Musik muss stimmen

Anfang der Achtziger zog der Mann anlässlich einer Startbahn-West-Demonstration mit einigen anderen durch Frankfurt, mit 15 leeren Ölfässern, die heftig mit Knüppeln bearbeitet wurden. Ein „Höllenlärm in Frankfurts City“, wie danach eine Zeitung schlagzeilte. Unzweifelhaft aber auch: Musik.

Einige Ehrungen, ein Auswahl nur: 2003 wurde ihm der Deutsche Kritikerpreis „Musik“ verliehen. Die Stadt Frankfurt ehrte ihn 2002 mit der Goetheplakette, das Land Hessen bereits 1993 mit dem Hessischen Kulturpreis.

Jetzt muss man vielleicht sagen, dass der Mann im Lauf der Zeit mehr gemacht hat als auf Ölfässer einzuschlagen und dass Ölfassbetrommeln bei Demonstrationszügen in Deutschland gemeinhin immer noch nicht mit Kulturpreisen bedacht wird. Aber dass das in einem musikalischen Leben zusammengeht, ist ja das Interessante an Heiner Goebbels, diesem Musiker und Komponisten, der eigentlich bereits alles gemacht hat, Jazz und Rock und solche Kompositionen, die behelfsmäßig bei zeitgenössischer Musik abgeheftet werden. Vielseitigkeit allerdings ist wahrscheinlich genau das falsche Stichwort für die Arbeit von Heiner Goebbels, weil sich dahinter doch auch so ein Wahllosigkeit duckt, aus der heraus man seine Musik einfach aus den verschiedenen Angeboten zurechtzupft. Stattdessen ist im durchaus mäandrierenden musikalischen Parcours bei Heiner Goebbels tatsächlich eher eine Konsequenz zu hören: eine rigide angegangene Suche nach einer Stimmigkeit von Musik, und die Stimmigkeit muss stets neu gesucht werden, in den verschiedenen Formaten und im Lauf der Zeit, in der doch auch die außermusikalischen Bezugspunkte sich wandeln. Die gesellschaftlichen Bedingungen. Und selbst wandelt man sich schließlich auch.

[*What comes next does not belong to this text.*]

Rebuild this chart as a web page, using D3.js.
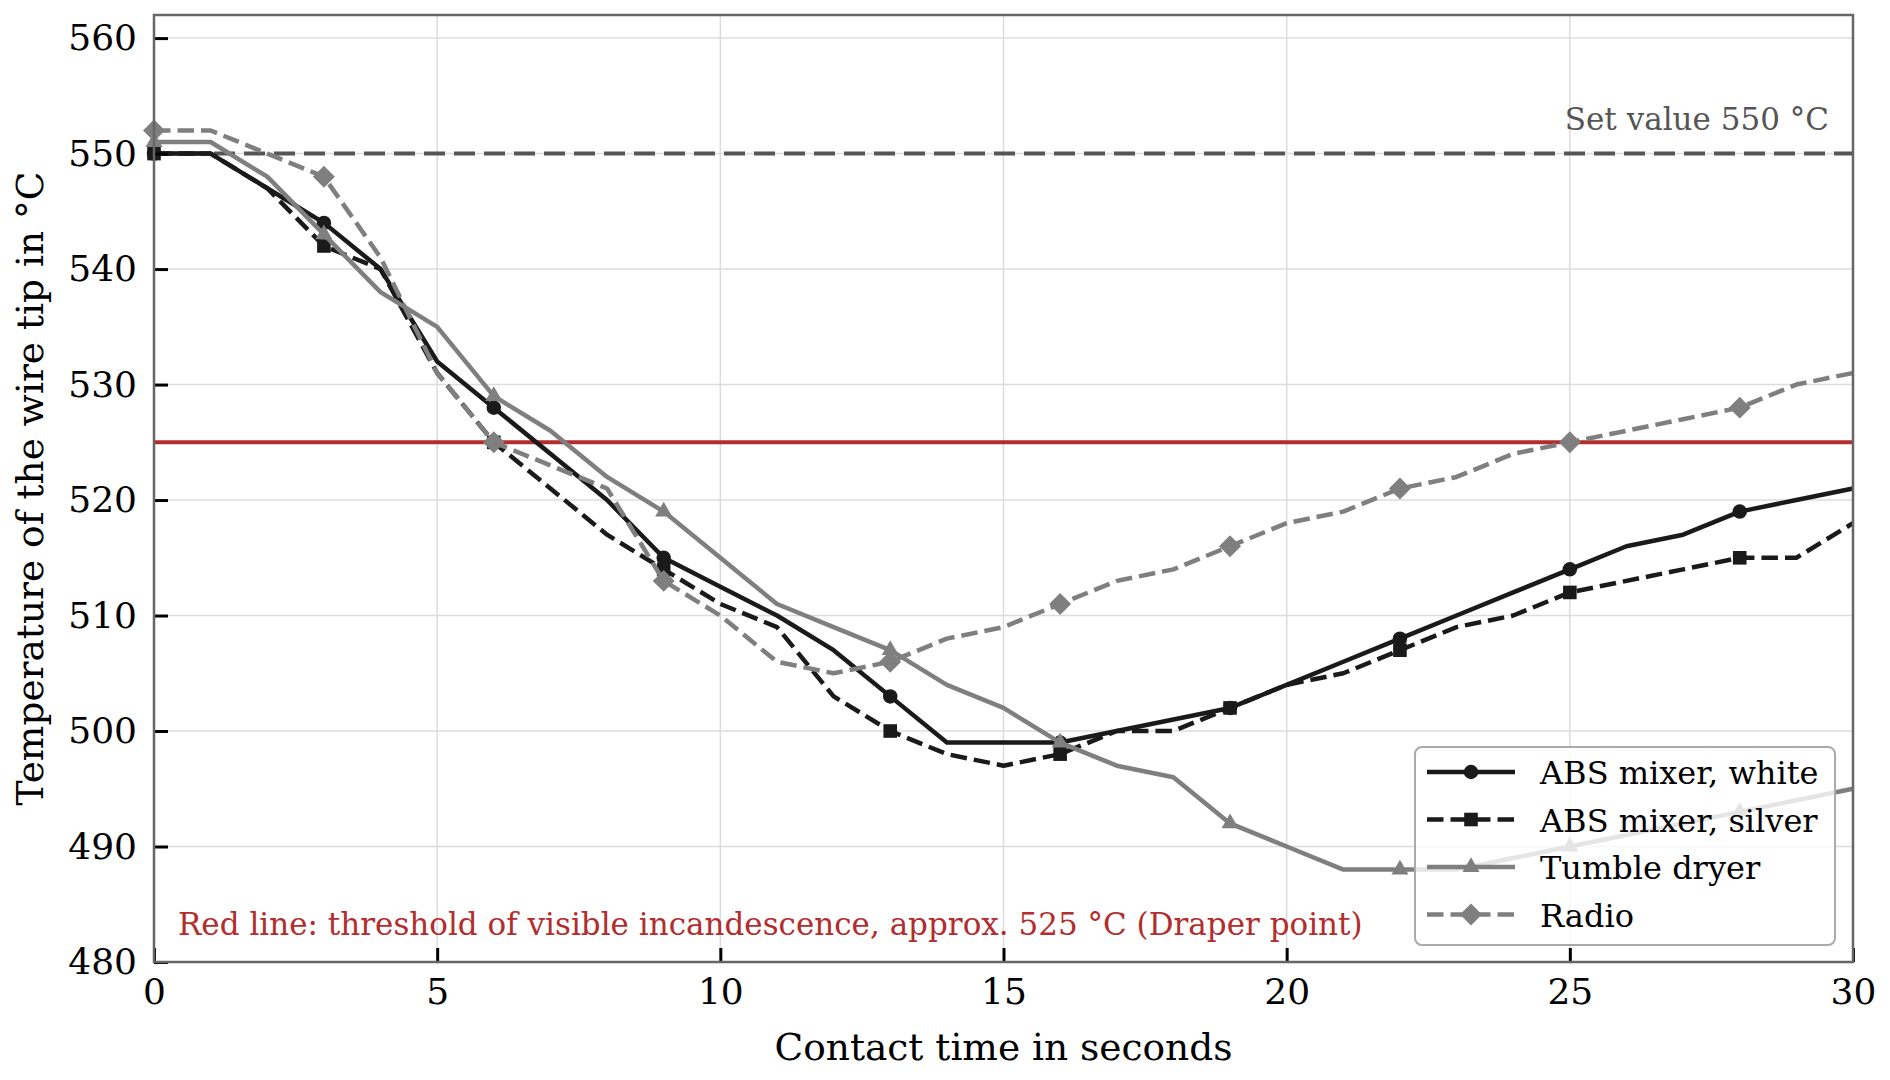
<!DOCTYPE html>
<html>
<head>
<meta charset="utf-8">
<script src="https://cdn.jsdelivr.net/npm/d3@7/dist/d3.min.js"></script>
<style>
    body { margin: 0; background: #fff; }
    svg text { font-family: "DejaVu Serif", serif; }
</style>
</head>
<body>
<script>
// contact time in seconds
var times = [0, 1, 2, 3, 4, 5, 6, 7, 8, 9, 10, 11, 12, 13, 14, 15, 16, 17, 18, 19, 20, 21, 22, 23, 24, 25, 26, 27, 28, 29, 30];

// wire tip temperature in degC
var absWhite = [550, 550, 547, 544, 540, 532, 528, 524, 520, 515, 512.5, 510, 507, 503, 499, 499, 499, 500, 501, 502, 504, 506, 508, 510, 512, 514, 516, 517, 519, 520, 521];
var absSilver = [550, 550, 547, 542, 540, 531, 525, 521, 517, 514, 511, 509, 503, 500, 498, 497, 498, 500, 500, 502, 504, 505, 507, 509, 510, 512, 513, 514, 515, 515, 518];
var tumbleDryer = [551, 551, 548, 543, 538, 535, 529, 526, 522, 519, 515, 511, 509, 507, 504, 502, 499, 497, 496, 492, 490, 488, 488, 488, 489, 490, 491, 492, 493, 494, 495];
var radio = [552, 552, 550, 548, 541, 531, 525, 523, 521, 513, 510, 506, 505, 506, 508, 509, 511, 513, 514, 516, 518, 519, 521, 522, 524, 525, 526, 527, 528, 530, 531];

// which points get a marker
var markerIdx = [0, 3, 6, 9, 13, 16, 19, 22, 25, 28];

var seriesNames = ["ABS mixer, white", "ABS mixer, silver", "Tumble dryer", "Radio"];

var xTicks = [0, 5, 10, 15, 20, 25, 30];
var yTicks = [480, 490, 500, 510, 520, 530, 540, 550, 560];

var setValue = 550;
var draperPoint = 525;
var setLabel = "Set value 550 °C";
var draperLabel = "Red line: threshold of visible incandescence, approx. 525 °C (Draper point)";
var xLabel = "Contact time in seconds";
var yLabel = "Temperature of the wire tip in °C";

function init() {
    var w = 1890;
    var h = 1080;
    var left = 154, right = 1853, top = 15, bottom = 962;

    var styles = [
        { color: "#1a1a1a", dash: null, symbol: d3.symbolCircle, size: 165, rot: 0 },
        { color: "#1a1a1a", dash: "16.5,7", symbol: d3.symbolSquare, size: 185, rot: 0 },
        { color: "#7f7f7f", dash: null, symbol: d3.symbolTriangle, size: 125, rot: 0 },
        { color: "#7f7f7f", dash: "16.5,7", symbol: d3.symbolSquare, size: 240, rot: 45 }
    ];

    var allSeries = [absWhite, absSilver, tumbleDryer, radio];
    var data = allSeries.map(function (vals, i) {
        return {
            name: seriesNames[i],
            style: styles[i],
            points: vals.map(function (v, j) { return { t: times[j], v: v }; })
        };
    });

    var xScale = d3.scaleLinear().domain([0, 30]).range([left, right]);
    var yScale = d3.scaleLinear().domain([480, 562]).range([bottom, top]);

    var svg = d3.select("body").append("svg").attr("width", w).attr("height", h);

    // grid
    svg.append("g").selectAll("line")
        .data(xTicks)
        .enter().append("line")
        .attr("x1", function (d) { return xScale(d); })
        .attr("x2", function (d) { return xScale(d); })
        .attr("y1", top).attr("y2", bottom)
        .attr("stroke", "#dcdcdc").attr("stroke-width", 1.5);
    svg.append("g").selectAll("line")
        .data(yTicks)
        .enter().append("line")
        .attr("y1", function (d) { return yScale(d); })
        .attr("y2", function (d) { return yScale(d); })
        .attr("x1", left).attr("x2", right)
        .attr("stroke", "#dcdcdc").attr("stroke-width", 1.5);

    // reference lines
    svg.append("line")
        .attr("x1", left).attr("x2", right)
        .attr("y1", yScale(setValue)).attr("y2", yScale(setValue))
        .attr("stroke", "#555").attr("stroke-width", 4)
        .attr("stroke-dasharray", "21,9");
    svg.append("line")
        .attr("x1", left).attr("x2", right)
        .attr("y1", yScale(draperPoint)).attr("y2", yScale(draperPoint))
        .attr("stroke", "#b22d2d").attr("stroke-width", 4);

    var line = d3.line()
        .x(function (d) { return xScale(d.t); })
        .y(function (d) { return yScale(d.v); });

    data.forEach(function (s) {
        var g = svg.append("g");
        g.append("path")
            .datum(s.points)
            .attr("d", line)
            .attr("fill", "none")
            .attr("stroke", s.style.color)
            .attr("stroke-width", 4.5)
            .attr("stroke-linejoin", "round")
            .attr("stroke-dasharray", s.style.dash);
        g.selectAll(".mk")
            .data(markerIdx.map(function (i) { return s.points[i]; }))
            .enter().append("path")
            .attr("class", "mk")
            .attr("d", d3.symbol().type(s.style.symbol).size(s.style.size))
            .attr("transform", function (d) {
                return "translate(" + xScale(d.t) + "," + yScale(d.v) + ") rotate(" + s.style.rot + ")";
            })
            .attr("fill", s.style.color);
    });

    // annotations
    svg.append("text")
        .attr("x", right - 24)
        .attr("y", yScale(setValue) - 24)
        .attr("text-anchor", "end")
        .attr("fill", "#555")
        .style("font-size", "31px")
        .text(setLabel);

    svg.append("text")
        .attr("x", left + 24)
        .attr("y", bottom - 27)
        .attr("fill", "#b22d2d")
        .style("font-size", "31px")
        .text(draperLabel);

    // axes
    var xAxis = d3.axisBottom(xScale).tickValues(xTicks).tickSizeInner(-14).tickSizeOuter(0).tickPadding(16);
    var yAxis = d3.axisLeft(yScale).tickValues(yTicks).tickSizeInner(-14).tickSizeOuter(0).tickPadding(17);

    var gx = svg.append("g")
        .attr("transform", "translate(0," + bottom + ")")
        .call(xAxis);
    var gy = svg.append("g")
        .attr("transform", "translate(" + left + ",0)")
        .call(yAxis);
    [gx, gy].forEach(function (g) {
        g.select(".domain").remove();
        g.selectAll(".tick line").attr("stroke", "#000").attr("stroke-width", 3);
        g.selectAll(".tick text").attr("fill", "#000").style("font-size", "36px")
            .style("font-family", "'DejaVu Serif', serif");
    });

    // spines
    svg.append("rect")
        .attr("x", left).attr("y", top)
        .attr("width", right - left).attr("height", bottom - top)
        .attr("fill", "none").attr("stroke", "#666").attr("stroke-width", 2.5);

    svg.append("text")
        .attr("x", (left + right) / 2)
        .attr("y", 1060)
        .attr("text-anchor", "middle")
        .attr("fill", "#000")
        .style("font-size", "37.5px")
        .text(xLabel);

    svg.append("text")
        .attr("transform", "rotate(-90)")
        .attr("x", -(top + bottom) / 2)
        .attr("y", 43)
        .attr("text-anchor", "middle")
        .attr("fill", "#000")
        .style("font-size", "37.5px")
        .text(yLabel);

    // legend
    var lg = svg.append("g");
    lg.append("rect")
        .attr("x", 1415).attr("y", 747)
        .attr("width", 420).attr("height", 198)
        .attr("rx", 7)
        .attr("fill", "#fff").attr("fill-opacity", 0.8)
        .attr("stroke", "#aaa").attr("stroke-width", 2);

    var rows = lg.selectAll(".row")
        .data(data)
        .enter().append("g")
        .attr("class", "row")
        .attr("transform", function (d, i) { return "translate(0," + (772 + i * 47.5) + ")"; });
    rows.append("line")
        .attr("x1", 1427).attr("x2", 1515)
        .attr("stroke", function (d) { return d.style.color; })
        .attr("stroke-width", 4.5)
        .attr("stroke-dasharray", function (d) { return d.style.dash; });
    rows.append("path")
        .attr("d", function (d) { return d3.symbol().type(d.style.symbol).size(d.style.size)(); })
        .attr("transform", function (d) { return "translate(1471,0) rotate(" + d.style.rot + ")"; })
        .attr("fill", function (d) { return d.style.color; });
    rows.append("text")
        .attr("x", 1540)
        .attr("y", 12)
        .attr("fill", "#000")
        .style("font-size", "32px")
        .text(function (d) { return d.name; });
}

window.onload = init;
</script>
</body>
</html>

Die geschichtlichen Positionen: Mit dem Sogenannten Linksradikalen Blasorchester begleitete Heiner Goebbels die Frankfurter Spontiszene. Im Duo mit Alfred Harth machte er Eisler-geschulten Jazz und mit der Band Cassiber freigeistigen Agitrock, in den Achtzigern, um dann mit seinen Hörstücken nach Heiner-Müller-Texten aufs Terrain der „Kunstmusik“ zu rutschen. Heute ist Heiner Goebbels einer der renommiertesten Musiktheaterkomponisten.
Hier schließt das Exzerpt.